Aim: Output a verbatim copy of the data, cut off after the line that contains "Serif', 'Times New".

::: Source material :::

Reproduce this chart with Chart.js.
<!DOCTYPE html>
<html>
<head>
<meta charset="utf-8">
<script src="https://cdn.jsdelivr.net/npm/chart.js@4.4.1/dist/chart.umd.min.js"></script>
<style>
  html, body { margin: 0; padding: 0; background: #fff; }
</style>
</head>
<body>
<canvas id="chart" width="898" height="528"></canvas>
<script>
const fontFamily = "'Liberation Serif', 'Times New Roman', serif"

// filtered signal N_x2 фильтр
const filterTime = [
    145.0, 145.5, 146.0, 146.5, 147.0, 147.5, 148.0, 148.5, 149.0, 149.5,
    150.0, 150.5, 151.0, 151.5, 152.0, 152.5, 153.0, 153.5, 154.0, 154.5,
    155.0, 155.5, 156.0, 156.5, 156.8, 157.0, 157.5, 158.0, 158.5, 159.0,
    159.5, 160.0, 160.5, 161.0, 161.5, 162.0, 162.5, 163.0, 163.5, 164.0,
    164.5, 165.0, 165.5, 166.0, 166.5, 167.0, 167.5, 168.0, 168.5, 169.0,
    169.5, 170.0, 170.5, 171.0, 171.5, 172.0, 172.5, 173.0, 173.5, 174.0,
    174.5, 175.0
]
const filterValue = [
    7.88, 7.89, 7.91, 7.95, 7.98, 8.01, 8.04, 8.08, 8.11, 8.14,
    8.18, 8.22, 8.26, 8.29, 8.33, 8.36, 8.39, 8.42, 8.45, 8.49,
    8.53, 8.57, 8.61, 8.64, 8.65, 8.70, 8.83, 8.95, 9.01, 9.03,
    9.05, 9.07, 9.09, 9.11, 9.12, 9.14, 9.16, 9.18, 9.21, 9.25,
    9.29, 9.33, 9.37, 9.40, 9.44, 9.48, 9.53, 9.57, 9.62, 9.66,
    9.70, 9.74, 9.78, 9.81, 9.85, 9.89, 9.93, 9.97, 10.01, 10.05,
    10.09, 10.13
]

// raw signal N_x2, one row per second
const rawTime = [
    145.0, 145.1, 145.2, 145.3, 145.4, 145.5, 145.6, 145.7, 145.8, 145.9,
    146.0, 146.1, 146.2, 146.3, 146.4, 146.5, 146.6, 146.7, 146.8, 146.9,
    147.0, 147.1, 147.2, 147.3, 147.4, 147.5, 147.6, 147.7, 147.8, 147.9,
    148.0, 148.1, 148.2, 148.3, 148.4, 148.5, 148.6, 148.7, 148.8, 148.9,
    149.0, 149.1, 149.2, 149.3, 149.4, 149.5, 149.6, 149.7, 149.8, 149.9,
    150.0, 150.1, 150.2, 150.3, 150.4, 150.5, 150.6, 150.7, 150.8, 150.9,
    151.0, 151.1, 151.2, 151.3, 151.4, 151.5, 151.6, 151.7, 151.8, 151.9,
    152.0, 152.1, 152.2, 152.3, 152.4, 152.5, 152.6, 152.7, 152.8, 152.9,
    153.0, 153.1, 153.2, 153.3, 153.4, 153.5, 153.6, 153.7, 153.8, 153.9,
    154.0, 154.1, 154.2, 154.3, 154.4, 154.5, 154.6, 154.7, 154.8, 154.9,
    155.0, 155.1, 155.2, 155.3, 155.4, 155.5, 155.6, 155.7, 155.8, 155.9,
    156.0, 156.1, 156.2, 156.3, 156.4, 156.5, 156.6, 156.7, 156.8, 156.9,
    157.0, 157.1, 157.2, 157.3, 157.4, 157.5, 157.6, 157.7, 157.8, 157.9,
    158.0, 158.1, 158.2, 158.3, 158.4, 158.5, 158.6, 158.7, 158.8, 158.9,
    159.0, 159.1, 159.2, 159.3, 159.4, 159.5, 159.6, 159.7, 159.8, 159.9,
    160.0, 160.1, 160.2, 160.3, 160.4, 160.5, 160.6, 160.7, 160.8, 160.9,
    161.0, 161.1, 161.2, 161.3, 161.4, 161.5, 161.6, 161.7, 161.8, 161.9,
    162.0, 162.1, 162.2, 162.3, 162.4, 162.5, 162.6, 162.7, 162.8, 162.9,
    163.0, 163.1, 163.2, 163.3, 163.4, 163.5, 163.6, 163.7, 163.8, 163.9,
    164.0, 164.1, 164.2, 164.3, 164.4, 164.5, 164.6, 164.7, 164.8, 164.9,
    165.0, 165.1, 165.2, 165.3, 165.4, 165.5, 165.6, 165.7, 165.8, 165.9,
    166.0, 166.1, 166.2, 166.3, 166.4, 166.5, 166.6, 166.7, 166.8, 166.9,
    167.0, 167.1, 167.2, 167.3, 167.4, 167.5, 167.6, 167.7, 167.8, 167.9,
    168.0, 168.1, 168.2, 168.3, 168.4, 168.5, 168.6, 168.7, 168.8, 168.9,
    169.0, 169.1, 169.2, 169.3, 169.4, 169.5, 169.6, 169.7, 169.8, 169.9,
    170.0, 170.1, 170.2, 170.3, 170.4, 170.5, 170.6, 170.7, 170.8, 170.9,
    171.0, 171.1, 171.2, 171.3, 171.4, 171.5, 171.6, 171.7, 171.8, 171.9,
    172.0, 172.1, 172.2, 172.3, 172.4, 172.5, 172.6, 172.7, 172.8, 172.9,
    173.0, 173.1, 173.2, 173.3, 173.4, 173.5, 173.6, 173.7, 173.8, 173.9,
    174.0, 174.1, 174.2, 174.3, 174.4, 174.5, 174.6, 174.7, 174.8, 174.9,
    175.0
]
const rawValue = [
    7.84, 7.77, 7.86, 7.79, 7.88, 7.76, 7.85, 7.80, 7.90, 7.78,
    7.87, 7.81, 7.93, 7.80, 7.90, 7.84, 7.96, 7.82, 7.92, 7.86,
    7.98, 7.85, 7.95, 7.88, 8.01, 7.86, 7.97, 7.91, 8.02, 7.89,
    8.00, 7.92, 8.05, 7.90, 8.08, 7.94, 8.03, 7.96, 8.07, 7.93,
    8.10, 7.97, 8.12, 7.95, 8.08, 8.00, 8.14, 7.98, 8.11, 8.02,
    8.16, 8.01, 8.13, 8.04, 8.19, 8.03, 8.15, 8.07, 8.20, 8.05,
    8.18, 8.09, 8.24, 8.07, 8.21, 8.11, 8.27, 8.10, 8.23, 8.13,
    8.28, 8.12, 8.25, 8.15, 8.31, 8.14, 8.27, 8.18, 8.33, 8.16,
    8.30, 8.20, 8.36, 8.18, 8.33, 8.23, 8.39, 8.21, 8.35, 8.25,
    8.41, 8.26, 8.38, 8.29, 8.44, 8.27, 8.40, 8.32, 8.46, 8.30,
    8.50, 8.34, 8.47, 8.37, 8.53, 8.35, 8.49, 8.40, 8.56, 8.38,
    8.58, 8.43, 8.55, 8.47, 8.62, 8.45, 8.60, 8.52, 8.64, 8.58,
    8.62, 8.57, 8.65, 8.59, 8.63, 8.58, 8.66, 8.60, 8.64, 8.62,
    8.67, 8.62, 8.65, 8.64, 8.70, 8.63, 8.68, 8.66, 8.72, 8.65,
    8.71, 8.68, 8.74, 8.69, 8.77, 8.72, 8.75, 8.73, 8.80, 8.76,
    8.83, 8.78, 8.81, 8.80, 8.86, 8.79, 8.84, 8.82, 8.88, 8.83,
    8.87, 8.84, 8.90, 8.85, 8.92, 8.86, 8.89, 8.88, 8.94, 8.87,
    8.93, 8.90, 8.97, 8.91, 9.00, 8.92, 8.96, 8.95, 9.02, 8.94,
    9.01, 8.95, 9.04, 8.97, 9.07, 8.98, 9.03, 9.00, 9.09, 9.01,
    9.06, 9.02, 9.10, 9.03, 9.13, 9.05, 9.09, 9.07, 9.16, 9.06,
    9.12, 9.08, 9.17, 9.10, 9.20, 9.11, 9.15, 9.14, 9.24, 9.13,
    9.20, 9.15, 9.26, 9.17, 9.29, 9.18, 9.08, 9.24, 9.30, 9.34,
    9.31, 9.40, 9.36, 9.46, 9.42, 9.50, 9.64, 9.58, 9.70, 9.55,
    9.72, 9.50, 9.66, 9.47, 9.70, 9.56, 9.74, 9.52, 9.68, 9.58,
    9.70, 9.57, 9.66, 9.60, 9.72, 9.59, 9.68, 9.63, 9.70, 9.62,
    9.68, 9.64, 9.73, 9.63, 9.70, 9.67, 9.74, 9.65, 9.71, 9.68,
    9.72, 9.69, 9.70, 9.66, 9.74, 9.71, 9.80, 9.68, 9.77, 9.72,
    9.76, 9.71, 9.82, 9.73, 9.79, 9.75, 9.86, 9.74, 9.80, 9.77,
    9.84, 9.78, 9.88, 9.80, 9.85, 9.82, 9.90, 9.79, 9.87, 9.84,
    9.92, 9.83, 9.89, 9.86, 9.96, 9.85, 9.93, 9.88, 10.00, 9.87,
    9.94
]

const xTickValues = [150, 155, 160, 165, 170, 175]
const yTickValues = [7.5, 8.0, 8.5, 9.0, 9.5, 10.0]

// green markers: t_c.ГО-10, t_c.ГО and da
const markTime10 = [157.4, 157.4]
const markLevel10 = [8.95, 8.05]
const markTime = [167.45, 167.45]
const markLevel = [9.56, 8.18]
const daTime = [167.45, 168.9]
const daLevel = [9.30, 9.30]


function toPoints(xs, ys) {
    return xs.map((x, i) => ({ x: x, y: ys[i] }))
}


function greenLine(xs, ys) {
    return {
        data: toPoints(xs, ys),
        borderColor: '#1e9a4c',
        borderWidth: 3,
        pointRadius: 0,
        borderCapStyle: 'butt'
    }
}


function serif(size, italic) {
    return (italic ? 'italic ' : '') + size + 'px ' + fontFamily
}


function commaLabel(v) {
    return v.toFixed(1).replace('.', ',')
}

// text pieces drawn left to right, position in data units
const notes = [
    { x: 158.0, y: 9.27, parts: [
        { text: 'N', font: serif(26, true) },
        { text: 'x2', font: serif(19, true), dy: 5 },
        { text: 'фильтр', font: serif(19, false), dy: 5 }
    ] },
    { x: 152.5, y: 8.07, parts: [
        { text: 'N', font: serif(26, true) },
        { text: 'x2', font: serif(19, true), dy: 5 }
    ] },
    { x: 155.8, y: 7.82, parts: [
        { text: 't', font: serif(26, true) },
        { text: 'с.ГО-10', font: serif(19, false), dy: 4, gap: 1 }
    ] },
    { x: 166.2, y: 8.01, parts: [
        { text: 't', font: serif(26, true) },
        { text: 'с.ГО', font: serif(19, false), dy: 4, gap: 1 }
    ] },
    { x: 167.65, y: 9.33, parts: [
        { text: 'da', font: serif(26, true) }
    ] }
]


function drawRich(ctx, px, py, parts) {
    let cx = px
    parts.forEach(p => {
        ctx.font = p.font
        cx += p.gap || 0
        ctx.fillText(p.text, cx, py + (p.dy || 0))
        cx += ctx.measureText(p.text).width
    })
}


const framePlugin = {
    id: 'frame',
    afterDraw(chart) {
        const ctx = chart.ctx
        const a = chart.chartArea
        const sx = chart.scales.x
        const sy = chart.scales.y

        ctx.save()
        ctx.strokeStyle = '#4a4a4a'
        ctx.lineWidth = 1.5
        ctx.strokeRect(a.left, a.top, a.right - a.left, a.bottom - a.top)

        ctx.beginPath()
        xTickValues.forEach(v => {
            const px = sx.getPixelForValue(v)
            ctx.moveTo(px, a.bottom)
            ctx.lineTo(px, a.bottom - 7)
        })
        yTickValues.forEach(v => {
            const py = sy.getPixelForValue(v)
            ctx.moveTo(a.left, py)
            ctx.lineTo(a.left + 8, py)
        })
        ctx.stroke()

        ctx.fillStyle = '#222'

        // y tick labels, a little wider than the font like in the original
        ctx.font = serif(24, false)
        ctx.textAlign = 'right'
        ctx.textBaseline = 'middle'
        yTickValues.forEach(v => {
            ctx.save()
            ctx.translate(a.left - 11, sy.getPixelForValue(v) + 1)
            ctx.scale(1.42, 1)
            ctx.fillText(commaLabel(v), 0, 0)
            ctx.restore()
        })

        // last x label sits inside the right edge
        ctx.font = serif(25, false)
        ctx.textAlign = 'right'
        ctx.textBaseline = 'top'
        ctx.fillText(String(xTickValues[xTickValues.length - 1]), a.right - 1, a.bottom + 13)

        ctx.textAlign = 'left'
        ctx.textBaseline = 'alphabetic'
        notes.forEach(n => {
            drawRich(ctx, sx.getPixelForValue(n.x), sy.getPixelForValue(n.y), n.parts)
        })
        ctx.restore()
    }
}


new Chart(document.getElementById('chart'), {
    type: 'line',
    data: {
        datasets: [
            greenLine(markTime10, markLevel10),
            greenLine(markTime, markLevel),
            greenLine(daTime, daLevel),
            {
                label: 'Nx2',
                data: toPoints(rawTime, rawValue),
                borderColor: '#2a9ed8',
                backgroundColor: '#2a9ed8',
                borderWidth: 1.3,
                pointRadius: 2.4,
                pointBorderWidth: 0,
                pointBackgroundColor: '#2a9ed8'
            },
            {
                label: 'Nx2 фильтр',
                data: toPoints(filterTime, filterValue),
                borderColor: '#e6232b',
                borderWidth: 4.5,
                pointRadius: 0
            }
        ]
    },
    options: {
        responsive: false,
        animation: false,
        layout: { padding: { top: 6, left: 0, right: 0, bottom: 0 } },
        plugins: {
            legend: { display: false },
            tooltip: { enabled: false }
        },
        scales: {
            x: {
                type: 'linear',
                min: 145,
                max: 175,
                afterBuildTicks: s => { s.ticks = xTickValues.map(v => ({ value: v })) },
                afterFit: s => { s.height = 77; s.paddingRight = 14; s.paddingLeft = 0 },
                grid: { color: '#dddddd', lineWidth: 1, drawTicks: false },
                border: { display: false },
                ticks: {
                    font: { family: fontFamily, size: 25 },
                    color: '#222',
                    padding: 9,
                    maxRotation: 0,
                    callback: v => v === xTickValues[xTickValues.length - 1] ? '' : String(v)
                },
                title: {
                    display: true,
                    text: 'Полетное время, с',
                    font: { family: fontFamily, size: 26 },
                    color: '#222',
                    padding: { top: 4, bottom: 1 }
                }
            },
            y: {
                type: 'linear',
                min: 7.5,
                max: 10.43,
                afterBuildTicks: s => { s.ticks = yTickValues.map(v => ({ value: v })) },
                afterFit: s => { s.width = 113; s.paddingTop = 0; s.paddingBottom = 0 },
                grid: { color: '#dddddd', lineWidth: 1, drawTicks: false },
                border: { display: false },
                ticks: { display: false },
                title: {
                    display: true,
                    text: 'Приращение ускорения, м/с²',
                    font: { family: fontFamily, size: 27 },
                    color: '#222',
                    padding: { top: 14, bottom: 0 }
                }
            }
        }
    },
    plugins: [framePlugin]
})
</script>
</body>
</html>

:::

Exercise result:
Reproduce this chart with Chart.js.
<!DOCTYPE html>
<html>
<head>
<meta charset="utf-8">
<script src="https://cdn.jsdelivr.net/npm/chart.js@4.4.1/dist/chart.umd.min.js"></script>
<style>
  html, body { margin: 0; padding: 0; background: #fff; }
</style>
</head>
<body>
<canvas id="chart" width="898" height="528"></canvas>
<script>
const fontFamily = "'Liberation Serif', 'Times New Roman', serif"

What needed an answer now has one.